Higher Interest Rates Require Mindset Changes
Reid Thompson uses a spreadsheet to track profitability of each field.
"It's not a perfect scenario, but it accounts for your equipment, your labor and all those kinds of things," he says. Unsurprisingly, most expense categories are going up for 2023. One that stands out is what higher interest rates did to his forecasts.
He simplified the math by inputting an average rate of 7% and found that his overall interest expense will climb from $10 to $12 per acre last year to more than $60 in 2023.
"It's not crippling, but you take a line item that we, quite frankly, quit paying attention to, and it's as big as my soybean seed costs for the year," Thompson says. "It became a real number real quick."

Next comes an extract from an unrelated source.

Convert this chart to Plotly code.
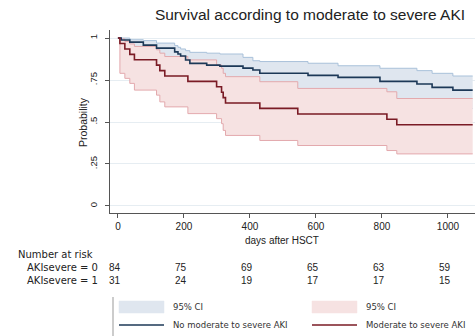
import plotly.graph_objects as go

# ---------------- data ----------------
# No moderate to severe AKI (AKIsevere = 0)
navy_t = [0, 10, 36, 77, 117, 172, 182, 190, 205, 218, 269, 309, 379, 409, 430, 576, 667, 794, 906, 952, 1015, 1075]
navy_s = [1.0, 0.988, 0.976, 0.958, 0.940, 0.918, 0.905, 0.893, 0.869, 0.849, 0.839, 0.833, 0.821, 0.810, 0.790, 0.778, 0.766, 0.742, 0.726, 0.706, 0.690, 0.690]
navy_up = [1.0, 1.0, 0.99, 0.985, 0.97, 0.955, 0.945, 0.935, 0.925, 0.915, 0.91, 0.905, 0.885, 0.865, 0.86, 0.85, 0.835, 0.82, 0.806, 0.79, 0.774, 0.774]
navy_lo = [1.0, 0.92, 0.91, 0.89, 0.87, 0.84, 0.83, 0.81, 0.78, 0.76, 0.75, 0.74, 0.72, 0.71, 0.69, 0.67, 0.66, 0.63, 0.61, 0.59, 0.58, 0.58]

# Moderate to severe AKI (AKIsevere = 1)
red_t = [0, 6, 21, 36, 50, 117, 127, 142, 212, 299, 314, 319, 326, 430, 545, 815, 845, 1075]
red_s = [1.0, 0.968, 0.935, 0.903, 0.871, 0.839, 0.806, 0.774, 0.742, 0.710, 0.677, 0.645, 0.613, 0.581, 0.548, 0.516, 0.484, 0.484]
red_up = [1.0, 0.995, 0.98, 0.965, 0.95, 0.93, 0.91, 0.89, 0.87, 0.84, 0.82, 0.79, 0.77, 0.74, 0.70, 0.68, 0.64, 0.64]
red_lo = [1.0, 0.79, 0.76, 0.73, 0.69, 0.66, 0.62, 0.59, 0.55, 0.52, 0.49, 0.45, 0.42, 0.39, 0.36, 0.33, 0.31, 0.31]

x_ticks = [0, 200, 400, 600, 800, 1000]
x_ticktext = ["0", "200", "400", "600", "800", "1000"]
y_ticks = [0, 0.25, 0.5, 0.75, 1]
y_ticktext = ["0", ".25", ".5", ".75", "1"]

risk_labels = ["AKIsevere = 0", "AKIsevere = 1"]
risk_0 = [84, 75, 69, 65, 63, 59]
risk_1 = [31, 24, 19, 17, 17, 15]

title_text = "Survival according to moderate to severe AKI"
legend_labels = ["95% CI", "95% CI", "No moderate to severe AKI", "Moderate to severe AKI"]

# ---------------- styling ----------------
FONT = "Liberation Sans, Arial, sans-serif"
WIDE = "DejaVu Sans, Liberation Sans, sans-serif"
NAVY = "#1c3857"
DRED = "#7a1b25"
BLUE_FILL = "#dfe6ef"
BLUE_EDGE = "#a9c1da"
PINK_FILL = "#f6e2e2"
PINK_EDGE = "#e3a9ad"
GRID = "#e6edf2"
AXIS = "#555555"
TXT = "#222222"

W, H = 475, 336
L, T, BOT = 110, 30, 213
PW, PH = W - L, BOT - T


def pxx(px):
    return (px - L) / PW


def pxy(py):
    return (BOT - py) / PH


fig = go.Figure()

# blue CI band
fig.add_trace(go.Scatter(x=navy_t, y=navy_up, mode="lines", line=dict(color=BLUE_EDGE, width=1, shape="hv"),
                         showlegend=False, hoverinfo="skip"))
fig.add_trace(go.Scatter(x=navy_t, y=navy_lo, mode="lines", line=dict(color=BLUE_EDGE, width=1, shape="hv"),
                         fill="tonexty", fillcolor=BLUE_FILL, showlegend=False, hoverinfo="skip"))
# red CI band
fig.add_trace(go.Scatter(x=red_t, y=red_up, mode="lines", line=dict(color=PINK_EDGE, width=1, shape="hv"),
                         showlegend=False, hoverinfo="skip"))
fig.add_trace(go.Scatter(x=red_t, y=red_lo, mode="lines", line=dict(color=PINK_EDGE, width=1, shape="hv"),
                         fill="tonexty", fillcolor=PINK_FILL, showlegend=False, hoverinfo="skip"))
# estimates
fig.add_trace(go.Scatter(x=navy_t, y=navy_s, mode="lines", line=dict(color=NAVY, width=1.6, shape="hv"),
                         name=legend_labels[2], showlegend=False))
fig.add_trace(go.Scatter(x=red_t, y=red_s, mode="lines", line=dict(color=DRED, width=1.6, shape="hv"),
                         name=legend_labels[3], showlegend=False))


def ann(text, px, py, size, xanchor="center", color=TXT, family=FONT, **kw):
    return dict(text=text, x=pxx(px), y=pxy(py), xref="paper", yref="paper", xanchor=xanchor,
                yanchor="middle", showarrow=False, font=dict(size=size, color=color, family=family), **kw)


annotations = []
annotations.append(ann("Probability", 83, 122, 10.5, textangle=-90))
annotations.append(ann("days after HSCT", 282, 240, 10))
annotations.append(ann("Number at risk", 16, 254, 10, xanchor="left", family=WIDE))
for lab, row, py in [(risk_labels[0], risk_0, 267), (risk_labels[1], risk_1, 280)]:
    annotations.append(ann(lab, 100, py, 10, xanchor="right", family=WIDE))
    for xv, n in zip(x_ticks, row):
        annotations.append(dict(text=str(n), x=xv, y=pxy(py), xref="x", yref="paper", xshift=-3,
                                xanchor="center", yanchor="middle", showarrow=False,
                                font=dict(size=10, color=TXT, family=FONT)))

# legend (drawn manually)
shapes = []
shapes.append(dict(type="line", xref="paper", yref="paper", x0=pxx(113), x1=pxx(113), y0=pxy(297), y1=pxy(336),
                   line=dict(color="#999", width=1)))
shapes.append(dict(type="rect", xref="paper", yref="paper", x0=pxx(119), x1=pxx(164), y0=pxy(301), y1=pxy(313),
                   fillcolor=BLUE_FILL, line=dict(color=BLUE_FILL, width=0.5)))
shapes.append(dict(type="rect", xref="paper", yref="paper", x0=pxx(312), x1=pxx(357), y0=pxy(301), y1=pxy(313),
                   fillcolor=PINK_FILL, line=dict(color=PINK_FILL, width=0.5)))
shapes.append(dict(type="line", xref="paper", yref="paper", x0=pxx(119), x1=pxx(164), y0=pxy(325), y1=pxy(325),
                   line=dict(color=NAVY, width=1.6)))
shapes.append(dict(type="line", xref="paper", yref="paper", x0=pxx(312), x1=pxx(357), y0=pxy(325), y1=pxy(325),
                   line=dict(color=DRED, width=1.6)))
for txt, px, py in [(legend_labels[0], 171, 307), (legend_labels[1], 364, 307),
                    (legend_labels[2], 171, 325), (legend_labels[3], 364, 325)]:
    annotations.append(ann(txt, px, py, 8.5, xanchor="left", color="#333", family=WIDE))

fig.update_layout(
    width=W, height=H,
    margin=dict(l=L, r=W - L - PW, t=T, b=H - BOT, pad=0),
    paper_bgcolor="white", plot_bgcolor="white",
    font=dict(family=FONT, size=9, color=TXT),
    title=dict(text=title_text, x=310 / W, xref="container", xanchor="center",
               y=1 - 15 / H, yref="container", yanchor="middle",
               font=dict(size=15.5, color=TXT, family=FONT)),
    showlegend=False,
    annotations=annotations,
    shapes=shapes,
)
fig.update_xaxes(range=[-24, 1082], tickvals=x_ticks, ticktext=x_ticktext, showgrid=False, zeroline=False,
                 showline=True, linecolor=AXIS, linewidth=1, ticks="outside", ticklen=4, tickcolor=AXIS,
                 tickfont=dict(size=10, color=TXT, family=FONT))
fig.update_yaxes(range=[-0.042, 1.048], tickvals=y_ticks, ticktext=y_ticktext, showgrid=True, gridcolor=GRID,
                 gridwidth=1, zeroline=False, showline=True, linecolor=AXIS, linewidth=1, ticks="outside",
                 ticklen=4, tickcolor=AXIS, tickangle=-90, ticklabelstandoff=4,
                 tickfont=dict(size=9.5, color=TXT, family=FONT))

fig.write_html("out.html")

When I attended The Executive Program for Agricultural Producers, better known as TEPAP, in January, several experts suggested that farmers "shock-test" their balance sheets to see the impact of various interest rates.
Like many young farmers, Thompson has never operated in an environment with rates much above 4%. He's already noticed how the cost of money is creeping into the calculation of things that used to be no-brainers, like prepaying for inputs. It might save him 5% of the total cost, but it costs about 7% in interest to carry the charge on his operating note until harvest.
"It's going to be a challenge. Everything has got to be scrutinized," he says. "This is a mindset change."
Higher interest rates aren't necessarily bad, and if they work as the Federal Reserve anticipates, it will slow the inflation of expenses. Interest-bearing savings accounts and certificates of deposit could bring the land market into check. Until then, Thompson may consider offering landowners more per acre if he can split the payments up over time, saving interest and ultimately paying less.
When he farms in McLean County, Illinois, the past two years have seen bumper yields and buoyant prices, but he knows it doesn't take much to tip global supply and demand economics.
"We have got to get back to an equilibrium, because yeah, revenues are high, but they fall way faster than the expense side does," he says.